Stability, repeatability, and reproducibility studies are the main parameters to assess the feasibility of a developed sensor. The study of reproducibility (n = 4) was performed by changing PTYMCPE at each time for CRC (1.0 × 10⁻⁵ M) detection in 0.1 M PBS of pH 6.5. The relative standard deviation (RSD) for reproducibility was originated to be 4.74%. The stability of the developed electrode was examined by running 40 cycles for CRC (1.0 × 10⁻⁵ M) detection at laboratory temperature, as shown in Figure 10. A total of 95.2% of its primary response CRC was retained, even after 40 cycles; this indicates excellent stability of the prepared electrode. The repeatability (n = 4) of the electrode was evaluated by utilizing the PTYMCPE for the CRC (1.0 × 10⁻⁵ M) fresh solutions, with an RSD of 2.73%. This has shown the exceptional repeatability of the developed electrode.

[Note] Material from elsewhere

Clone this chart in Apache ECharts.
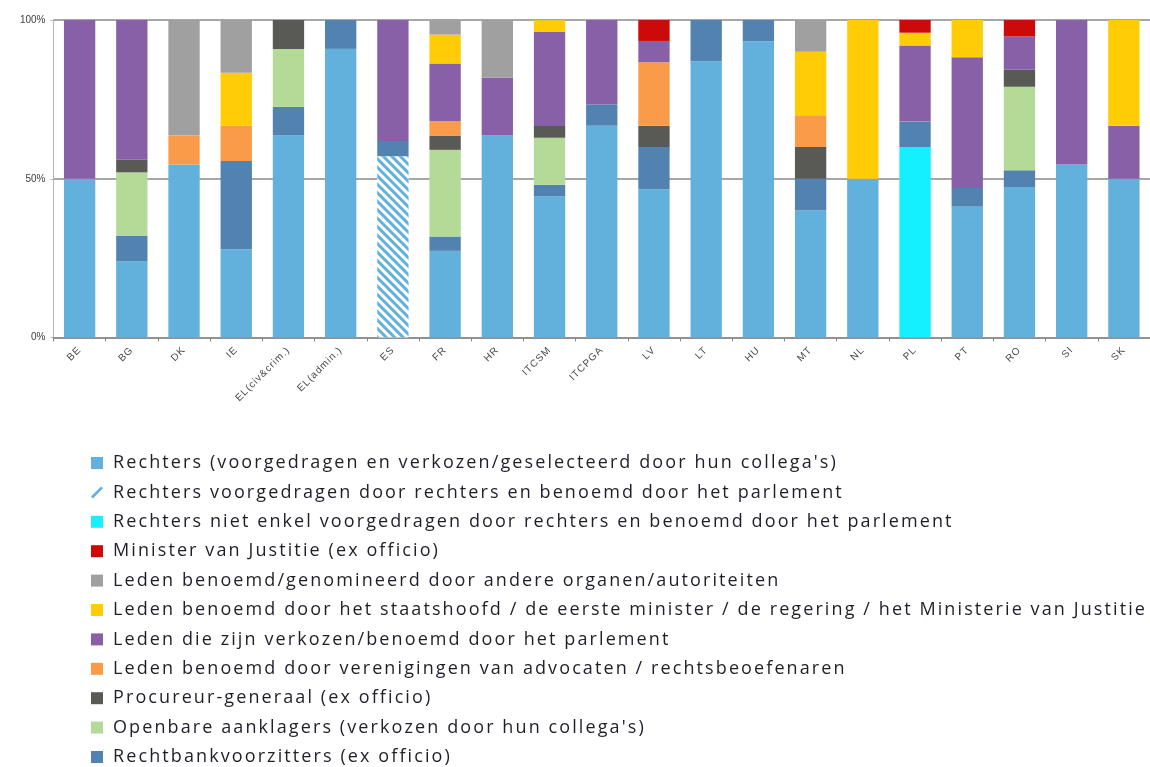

3.11. Analytical Applications of the PTYMCPE in Real Sample Analysis

Natural food supplement (liquid) was purchased from the local general store and 1 mL of sample is diluted 50 mL of distilled water. A measure of 1.0 mL diluted sample was added to an electrochemical cell containing 0.1 PBS of pH 6.5 and then subjected to voltammetric analysis at a scan rate of 0.1 V/s. During analysis, CRC was not detected in diluted natural food supplement solution. Consequently, the standard addition method was utilized for CRC analysis. CRC recovery was in the range of 96.59 % to 102.18%. The voltammetric data and table for CRC analysis in natural food supplement are shown in Figure 11 and

Table 2. CRC assessment in natural food supplement.

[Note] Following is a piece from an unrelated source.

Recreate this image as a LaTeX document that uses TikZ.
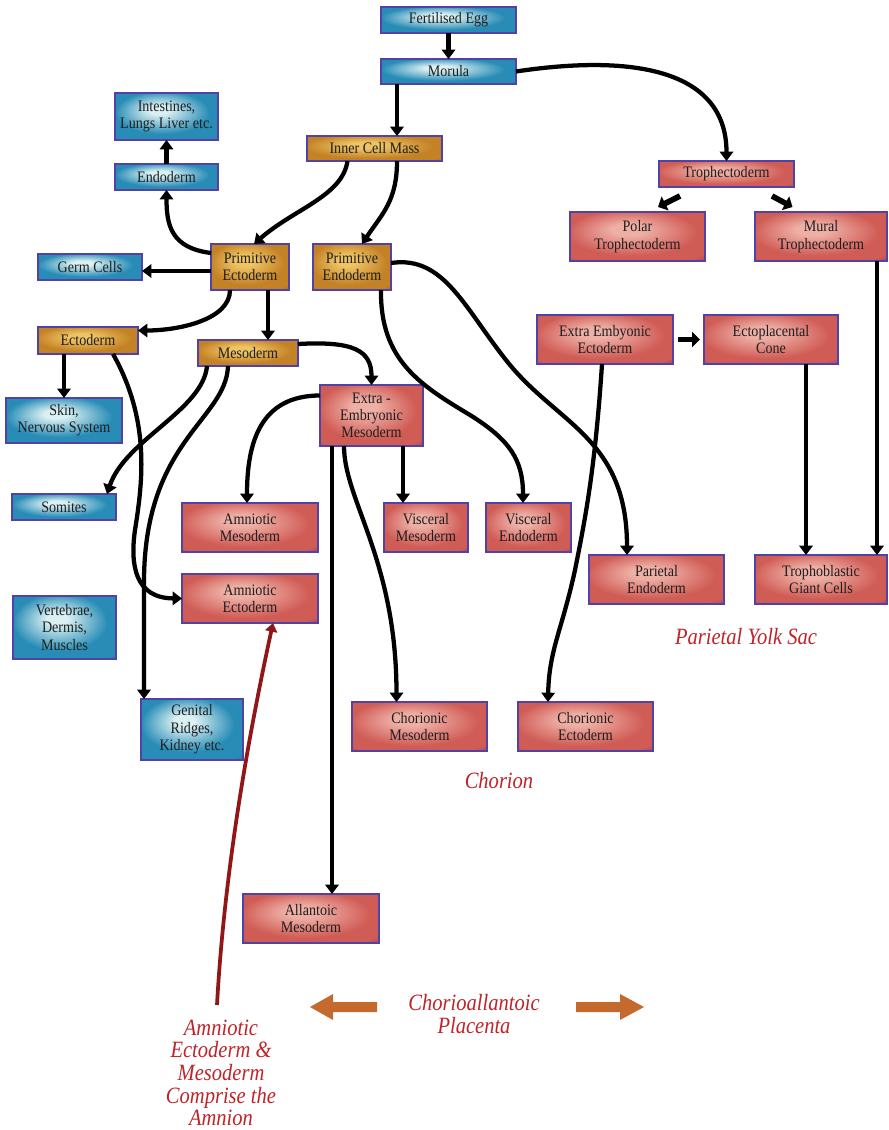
\documentclass[tikz,border=0pt]{standalone}
\usepackage{fontspec}
\setmainfont{Liberation Serif}
\newfontfamily\boxfont[FakeStretch=0.88]{Liberation Serif}
\newfontfamily\labfont[FakeStretch=0.88]{Liberation Serif}
\usetikzlibrary{arrows.meta,calc}
\definecolor{bluein}{RGB}{218,240,242}
\definecolor{blueout}{RGB}{40,140,182}
\definecolor{bluedark}{RGB}{32,72,135}
\definecolor{orin}{RGB}{238,196,100}
\definecolor{orout}{RGB}{196,130,38}
\definecolor{ordark}{RGB}{110,62,45}
\definecolor{redin}{RGB}{238,175,165}
\definecolor{redout}{RGB}{208,92,86}
\definecolor{reddark}{RGB}{92,42,122}
\definecolor{boxline}{RGB}{82,66,165}
\definecolor{labred}{RGB}{192,36,40}
\definecolor{amred}{RGB}{145,22,24}
\definecolor{plac}{RGB}{196,106,46}
\definecolor{txt}{RGB}{30,30,30}
\pgfdeclareradialshading{blueshade}{\pgfqpoint{-4bp}{8bp}}{color(0bp)=(bluein); color(5bp)=(bluein); color(23bp)=(blueout); color(34bp)=(blueout); color(46bp)=(bluedark); color(50bp)=(bluedark)}
\pgfdeclareradialshading{orangeshade}{\pgfqpoint{-4bp}{8bp}}{color(0bp)=(orin); color(6bp)=(orin); color(24bp)=(orout); color(33bp)=(orout); color(45bp)=(ordark); color(50bp)=(ordark)}
\pgfdeclareradialshading{redshade}{\pgfqpoint{-4bp}{8bp}}{color(0bp)=(redin); color(6bp)=(redin); color(24bp)=(redout); color(33bp)=(redout); color(45bp)=(reddark); color(50bp)=(reddark)}
\newcommand{\mkbox}[7]{\node[#2, minimum width={(#5-#3)*0.75pt}, minimum height={(#6-#4)*0.75pt}] (#1) at ({(#3+#5)/2},{(#4+#6)/2}) {#7};}
\tikzset{
  box/.style={draw=boxline, line width=1.1pt, inner sep=0pt, outer sep=0pt, align=center,
    text=txt, font=\boxfont\fontsize{12}{13}\selectfont},
  bluebox/.style={box, shade, shading=blueshade},
  orbox/.style={box, shade, shading=orangeshade},
  redbox/.style={box, shade, shading=redshade},
  conn/.style={line width=3.2pt, -{Triangle[length=7pt,width=10pt]}},
  thickarr/.style={line width=4.2pt, -{Triangle[length=6pt,width=11.5pt]}},
  redconn/.style={amred, line width=2.8pt, -{Triangle[length=6.5pt,width=9pt]}},
  lab/.style={text=labred, align=center, inner sep=0pt, font=\labfont\itshape\fontsize{17.5}{17}\selectfont},
}
\begin{document}
\begin{tikzpicture}[x=0.75pt,y=-0.75pt]
\useasboundingbox (0,0) rectangle (888,1130);
\fill[white] (0,0) rectangle (888,1130);
% boxes
\mkbox{egg}{bluebox}{381}{7}{516}{33}{Fertilised Egg}
\mkbox{morula}{bluebox}{381}{59}{516}{84}{Morula}
\mkbox{icm}{orbox}{307}{136}{442}{161}{Inner Cell Mass}
\mkbox{intest}{bluebox}{115}{93}{218}{140}{Intestines,\\Lungs Liver etc.}
\mkbox{endo}{bluebox}{115}{164}{218}{190}{Endoderm}
\mkbox{germ}{bluebox}{38}{254}{142}{280}{Germ Cells}
\mkbox{pect}{orbox}{211}{244}{289}{290}{Primitive\\Ectoderm}
\mkbox{pend}{orbox}{313}{244}{391}{290}{Primitive\\Endoderm}
\mkbox{ecto}{orbox}{38}{327}{138}{354}{Ectoderm}
\mkbox{meso}{orbox}{198}{340}{298}{366}{Mesoderm}
\mkbox{skin}{bluebox}{6}{398}{122}{443}{Skin,\\Nervous System}
\mkbox{eem}{redbox}{320}{385}{423}{446}{Extra -\\Embryonic\\Mesoderm}
\mkbox{troph}{redbox}{659}{161}{794}{187}{Trophectoderm}
\mkbox{polar}{redbox}{570}{212}{705}{261}{Polar\\Trophectoderm}
\mkbox{mural}{redbox}{755}{212}{887}{261}{Mural\\Trophectoderm}
\mkbox{eee}{redbox}{537}{315}{673}{364}{Extra Embyonic\\Ectoderm}
\mkbox{epc}{redbox}{704}{315}{838}{364}{Ectoplacental\\Cone}
\mkbox{somites}{bluebox}{12}{494}{116}{520}{Somites}
\mkbox{vert}{bluebox}{13}{596}{116}{659}{Vertebrae,\\Dermis,\\Muscles}
\mkbox{amm}{redbox}{182}{503}{318}{552}{Amniotic\\Mesoderm}
\mkbox{ame}{redbox}{182}{574}{318}{623}{Amniotic\\Ectoderm}
\mkbox{genital}{bluebox}{141}{699}{243}{760}{Genital\\Ridges,\\Kidney etc.}
\mkbox{vmes}{redbox}{384}{503}{468}{552}{Visceral\\Mesoderm}
\mkbox{vend}{redbox}{486}{503}{571}{552}{Visceral\\Endoderm}
\mkbox{pare}{redbox}{589}{555}{724}{604}{Parietal\\Endoderm}
\mkbox{tgc}{redbox}{755}{555}{887}{604}{Trophoblastic\\Giant Cells}
\mkbox{chm}{redbox}{352}{702}{487}{751}{Chorionic\\Mesoderm}
\mkbox{che}{redbox}{518}{702}{653}{751}{Chorionic\\Ectoderm}
\mkbox{allan}{redbox}{243}{894}{379}{943}{Allantoic\\Mesoderm}
% labels
\node[lab] (pys) at (746,637) {Parietal Yolk Sac};
\node[lab] (chorion) at (499,781) {Chorion};
\node[lab] (cap) at (474,1014) {Chorioallantoic\\Placenta};
\node[lab] (amnion) at (221,1073) {Amniotic\\Ectoderm \&\\Mesoderm\\Comprise the\\Amnion};
\coordinate (redstart) at (217,1005);
% placenta arrows
\fill[plac] (310,1007) -- (333,994) -- (333,1002) -- (377,1002) -- (377,1012) -- (333,1012) -- (333,1020) -- cycle;
\fill[plac] (644,1007) -- (620,994) -- (620,1002) -- (576,1002) -- (576,1012) -- (620,1012) -- (620,1020) -- cycle;
% connectors
\draw[conn] (egg.south) -- (morula.north);
\draw[conn] ($(morula.south)+(-51.5,0)$) -- ($(icm.north)+(22.5,0)$);
\draw[conn] (morula.east) .. controls +(120,-18) and +(0,-90) .. (troph.north);
\draw[conn] ($(icm.south)+(-27,0)$) .. controls +(-5,35) and +(40,-35) .. ($(pect.north)+(4,0)$);
\draw[conn] ($(icm.south)+(22.5,0)$) .. controls +(0,40) and +(20,-30) .. ($(pend.north)+(10,0)$);
\draw[conn] ($(pect.west)+(0,-14)$) .. controls +(-40,-5) and +(0,35) .. (endo.south);
\draw[conn] (endo.north) -- (intest.south);
\draw[conn] ($(pect.west)+(0,4)$) -- ($(germ.east)+(0,4)$);
\draw[conn] ($(pect.south)+(-20,0)$) .. controls +(0,30) and +(40,0) .. ($(ecto.east)+(0,-10)$);
\draw[conn] ($(pect.south)+(18,0)$) -- ($(meso.north)+(20,0)$);
\draw[conn] ($(ecto.south)+(-24,0)$) -- (skin.north);
\draw[conn] ($(ecto.south)+(25,0)$) .. controls (150,420) and (143,480) .. (135,530) .. controls (130,565) and (135,598) .. (ame.west);
\draw[conn] ($(meso.south)+(-41,0)$) .. controls (203,410) and (125,440) .. ($(somites.north)+(43,0)$);
\draw[conn] ($(meso.south)+(-20,0)$) .. controls (226,420) and (145,440) .. (144,580) -- ($(genital.north)+(-48,0)$);
\draw[conn] ($(meso.east)+(0,-9)$) .. controls +(55,-3) and +(0,-35) .. (eem.north);
\draw[conn] ($(eem.west)+(0,-20)$) .. controls +(-60,0) and +(0,-60) .. ($(amm.north)+(-3,0)$);
\draw[conn] ($(eem.south)+(-39.5,0)$) -- ($(allan.north)+(21,0)$);
\draw[conn] ($(eem.south)+(-27.5,0)$) .. controls (344,500) and (396.5,560) .. ($(chm.north)+(-23,0)$);
\draw[conn] ($(eem.south)+(31.5,0)$) -- ($(vmes.north)+(-23,0)$);
\draw[conn] ($(pend.south)+(29,0)$) .. controls (380,360) and (420,385) .. (470,415) .. controls (510,440) and (523,460) .. ($(vend.north)+(-5.5,0)$);
\draw[conn] ($(pend.east)+(0,-4)$) .. controls (445,255) and (465,310) .. (510,365) .. controls (560,425) and (627,440) .. ($(pare.north)+(-29.5,0)$);
\draw[conn] ($(eee.south)+(-3,0)$) .. controls (595,470) and (585,520) .. (575,570) .. controls (562,630) and (549,650) .. ($(che.north)+(-37.5,0)$);
\draw[thickarr] ($(eee.east)+(5,0)$) -- ($(epc.west)+(-4,0)$);
\draw[conn] ($(epc.south)+(35,0)$) -- ($(tgc.north)+(-15,0)$);
\draw[conn] ($(mural.south)+(56,0)$) -- ($(tgc.north)+(56,0)$);
\draw[thickarr] ($(troph.south)+(-46.5,9)$) -- ($(polar.north)+(20.5,-5)$);
\draw[thickarr] ($(troph.south)+(45.5,9)$) -- ($(mural.north)+(-28.5,-5)$);
\draw[redconn] (redstart) .. controls (225,860) and (252,720) .. ($(ame.south)+(23,0)$);
\end{tikzpicture}
\end{document}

Trial No.	Amount of CRC Added (µM)	Amount of CRC Detected (µM)	Recovery (%)
1	0.0	0.0	--
2	4.0	3.86	96.5
3	6.0	5.97	99.5
4	8.0	8.17	102.1

.

4. Conclusions

CPE tailored with TY can be successfully employed for the determination of CRC by electroanalytical technique. Sensor materials were characterized using FESEM and electrochemical methods. The proposed PTYMCPE yields improved sensitivity (0.025 A/M), LOD of 0.10 µM. Additionally, the proposed sensor has good cyclic stability (40 cycles), reproducibility and repeatability towards CRC detection, and a good recovery rate (95.5–102.1%) in natural food supplements with any pretreatment. Moreover, the sensor is efficient in separating CRC and RF in a mixture. The advantages of the electrode are simple cleaning and restoration of their surface before the series of measurements. These results show that PTYMCPE is useful for CRC analysis in food supplements and other real samples.